Selain itu, ISIS menggunakan AI untuk menerjemahkan konten propaganda mereka ke berbagai bahasa sehingga menjangkau audiens global. Tidak hanya suara dan bahasa yang diglobalisasi, ke depan bahwa ISIS dikhawatirkan akan menggunakan wajah palsu (deepfake) untuk melakukan radikalisasi. Cara yang terakhir ini cukup mengkhawatirkan, apalagi generasi muda gemar menelan informasi instan tanpa verifikasi lanjut.
Jangkauan, kredibilitas, dan personalisasinya efektif sehingga radikalisasi menjadi kerentanan yang cukup mengkhawatirkan. BNPT boleh jadi belum memiliki sarana untuk mengonter hal tersebut, maka sekaranglah saatnya untuk bertindak. Para generasi muda, Gen Z dan Gen Alpha, yang mudah termakan propaganda radikal-terorisme lebih berbahaya daripada eks-napiter yang diradikalisasi BNPT selama ini.
Mengapa demikian? Jawabannya: karena generasi muda hari ini adalah harapan negara-bangsa di masa depan. Mereka mesti dijadikan prioritas. Untuk merespons propaganda seperti yang ISIS lakukan untuk meradikalisasi generasi muda, BNPT dapat melakukan kontra-radikalisasi dengan cara moderasi media sosial secara ketat, menciptakan AI anti-deepfake, atau yang paling umum ialah mengedukasi masyarakat.
Namun, dalam konteks Indonesia, kontra-radikalisasi bagi generasi muda yakni Gen Z dan Gen Alpha boleh jadi lebih kompleks. Hal itu karena para radikalis di negara ini tidak monolitik. Sebagian mempropagandakan Khilafah Tahririyah seperti HTI, dan sebagian lainnya mempropagandakan Daulah Islam seperti JI dan JAD. Gen Z dan Gen Alpha ditarik ke beragam ideologi berbahaya, yang penanganannya juga tentu saja berbeda.
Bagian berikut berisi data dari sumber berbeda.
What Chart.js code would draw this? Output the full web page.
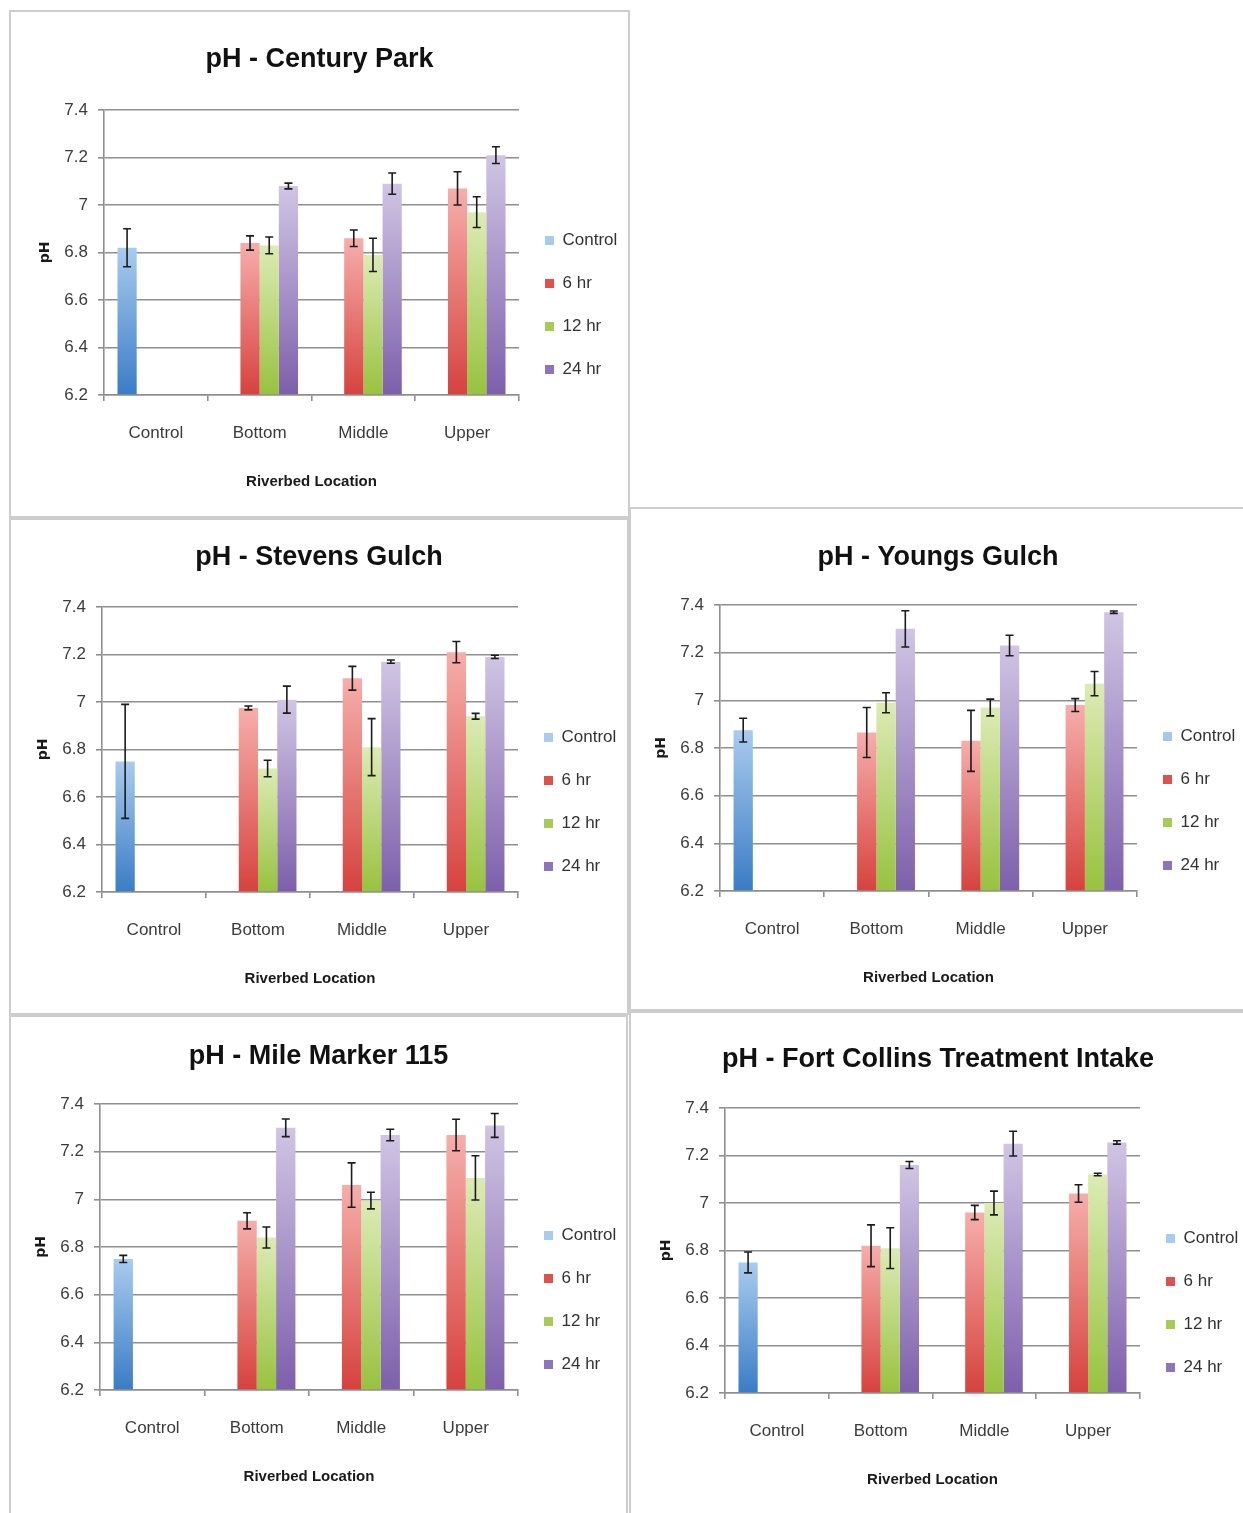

Yang jelas, generasi muda merupakan kunci. Mereka adalah target utama kontra-radikalisasi, sebagai upaya strategis merealisasikan Indonesia Emas di masa depan. Mereka yang berada di tampuk kekuasaan atau yang bergelut di bidang sosial-politik di masa mendatang haruslah generasi yang sedari sekarang memegang teguh pilar-pilar kebangsaan dan ideologi negara. Prospek Indonesia Emas berada di tangan generas muda: Gen Z dan Gen Alpha.
Prospek Indonesia Emas
Indonesia memiliki potensi besar untuk menjadi negara maju dengan sumber daya alam yang melimpah dan generasi bangsa yang cerdas, inovatif, dan cinta tanah air. Namun, radikalisasi adalah tantangan Indonesia Emas 2045 yang tidak boleh disepelekan. Dengan strategi kontra-radikalisasi yang masif dan kontekstual, tantangan tersebut pasti dapat diatasi. Tentu saja BNPT menjadi stakeholder kunci untuk langkah-langkah strategis ke depan.
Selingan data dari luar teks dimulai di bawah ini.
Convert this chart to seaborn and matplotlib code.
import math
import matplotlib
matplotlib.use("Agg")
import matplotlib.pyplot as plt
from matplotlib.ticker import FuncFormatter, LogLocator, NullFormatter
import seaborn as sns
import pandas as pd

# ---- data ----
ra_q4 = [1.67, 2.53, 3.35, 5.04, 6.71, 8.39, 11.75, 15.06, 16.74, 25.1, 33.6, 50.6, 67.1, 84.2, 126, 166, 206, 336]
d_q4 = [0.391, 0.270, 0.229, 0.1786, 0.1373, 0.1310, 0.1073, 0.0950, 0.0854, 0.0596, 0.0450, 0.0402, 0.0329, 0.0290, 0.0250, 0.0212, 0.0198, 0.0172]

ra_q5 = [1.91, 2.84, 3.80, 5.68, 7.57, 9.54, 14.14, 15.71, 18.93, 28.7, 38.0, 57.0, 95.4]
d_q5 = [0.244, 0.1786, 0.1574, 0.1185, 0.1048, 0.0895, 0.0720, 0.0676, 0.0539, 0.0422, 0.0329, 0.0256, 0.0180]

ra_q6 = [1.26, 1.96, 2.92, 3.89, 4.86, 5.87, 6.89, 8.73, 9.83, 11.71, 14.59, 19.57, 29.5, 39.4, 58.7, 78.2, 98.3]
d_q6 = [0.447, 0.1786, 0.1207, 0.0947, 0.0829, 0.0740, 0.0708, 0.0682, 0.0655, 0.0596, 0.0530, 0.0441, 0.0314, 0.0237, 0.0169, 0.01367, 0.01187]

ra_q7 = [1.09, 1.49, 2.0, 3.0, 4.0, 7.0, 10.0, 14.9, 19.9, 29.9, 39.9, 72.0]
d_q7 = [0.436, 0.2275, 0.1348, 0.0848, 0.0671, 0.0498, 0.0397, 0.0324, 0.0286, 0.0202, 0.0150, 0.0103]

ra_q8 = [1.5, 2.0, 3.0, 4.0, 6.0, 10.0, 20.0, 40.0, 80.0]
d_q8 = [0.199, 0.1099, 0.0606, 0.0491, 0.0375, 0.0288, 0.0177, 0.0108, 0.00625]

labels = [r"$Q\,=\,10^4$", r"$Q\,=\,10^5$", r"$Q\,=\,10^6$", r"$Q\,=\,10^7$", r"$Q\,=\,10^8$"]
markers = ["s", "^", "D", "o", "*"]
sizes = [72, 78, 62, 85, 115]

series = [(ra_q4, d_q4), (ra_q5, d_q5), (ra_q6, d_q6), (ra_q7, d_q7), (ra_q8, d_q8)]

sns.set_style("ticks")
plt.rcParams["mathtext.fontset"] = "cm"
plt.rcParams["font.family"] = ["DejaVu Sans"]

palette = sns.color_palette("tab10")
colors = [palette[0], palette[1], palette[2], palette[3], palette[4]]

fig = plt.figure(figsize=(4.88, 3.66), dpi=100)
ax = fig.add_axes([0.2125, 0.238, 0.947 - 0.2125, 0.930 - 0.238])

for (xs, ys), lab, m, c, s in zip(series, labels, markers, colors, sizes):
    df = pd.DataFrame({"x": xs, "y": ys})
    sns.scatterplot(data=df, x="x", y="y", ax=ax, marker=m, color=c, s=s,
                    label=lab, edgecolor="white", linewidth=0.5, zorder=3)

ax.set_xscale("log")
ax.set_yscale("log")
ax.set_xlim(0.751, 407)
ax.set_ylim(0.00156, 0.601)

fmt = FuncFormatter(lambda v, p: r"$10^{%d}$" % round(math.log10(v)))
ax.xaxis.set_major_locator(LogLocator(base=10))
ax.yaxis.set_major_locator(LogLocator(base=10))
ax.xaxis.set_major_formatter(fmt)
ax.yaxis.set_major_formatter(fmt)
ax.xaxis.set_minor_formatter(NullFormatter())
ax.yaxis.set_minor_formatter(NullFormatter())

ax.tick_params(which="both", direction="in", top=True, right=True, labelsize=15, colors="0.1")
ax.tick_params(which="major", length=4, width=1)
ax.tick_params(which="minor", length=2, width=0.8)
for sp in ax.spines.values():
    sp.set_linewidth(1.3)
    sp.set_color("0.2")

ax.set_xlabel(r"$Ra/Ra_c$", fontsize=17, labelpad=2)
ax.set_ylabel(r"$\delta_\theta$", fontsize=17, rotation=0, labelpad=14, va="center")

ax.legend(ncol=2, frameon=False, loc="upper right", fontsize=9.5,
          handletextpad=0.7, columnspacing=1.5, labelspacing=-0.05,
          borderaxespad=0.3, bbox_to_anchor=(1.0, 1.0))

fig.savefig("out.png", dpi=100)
Di situlah BNPT—dengan sinergisitas yang ekstensif—mesti terus berinovasi dalam mengembangkan program kontra-radikalisasi itu sendiri. Upaya pencegahan radikalisasi terhadap Gen Z dan Gen Alpha wajib menjadi prioritas untuk mencapai visi Indonesia Emas. Hal itu jelas tidak hanya akan melindungi generasi muda, tetapi juga memastikan mereka tumbuh menjadi agen perubahan dalam pembangunan nasional masa depan.
Literasi digital kontra-radikalisasi merupakan upaya yang tidak bisa ditawar. Dalam hal ini, BNPT telah melakukan berbagai strategi yang efektif, misalnya melalui website Pusat Media Damai, yakni jalandamai.org. Strategi Pentahelix juga telah dilakukan dan mesti dijalankan secara berkelanjutan, karena Gen Z dan Gen Alpha berada dalam pengaruh keluarga, guru, lingkungan, dan sosial-politik yang rentan radikalisasi.
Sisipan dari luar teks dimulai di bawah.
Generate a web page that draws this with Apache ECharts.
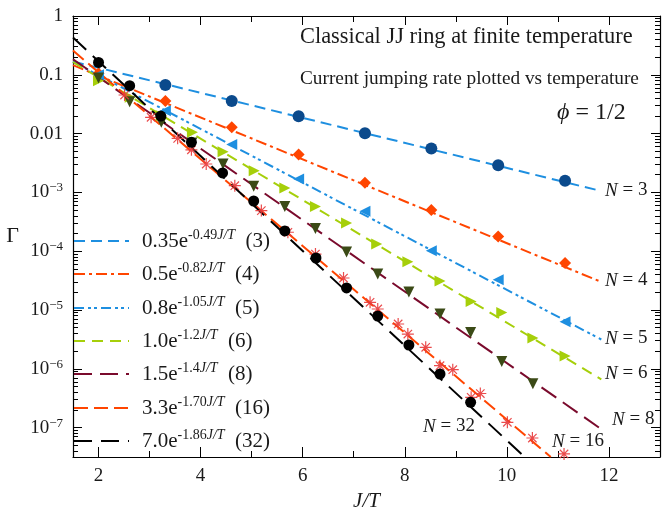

BNPT harus terus melangkah dalam menanggulangi terorisme. Sebagaimana prestasi-prestasi yang telah tercapai dalam eksistensinya selama lebih dari satu dekade, kontra-radikalisasi ke depan dengan segala tantangannya berada dalam tanggung jawab BNPT. Prospek Indonesia Emas mesti disambut dengan optimisme, sekaligus mesti diikuti upaya menjaga generasi bangsa dari radikal-terorisme sang penghambat kemajuan dan keemasan itu sendiri.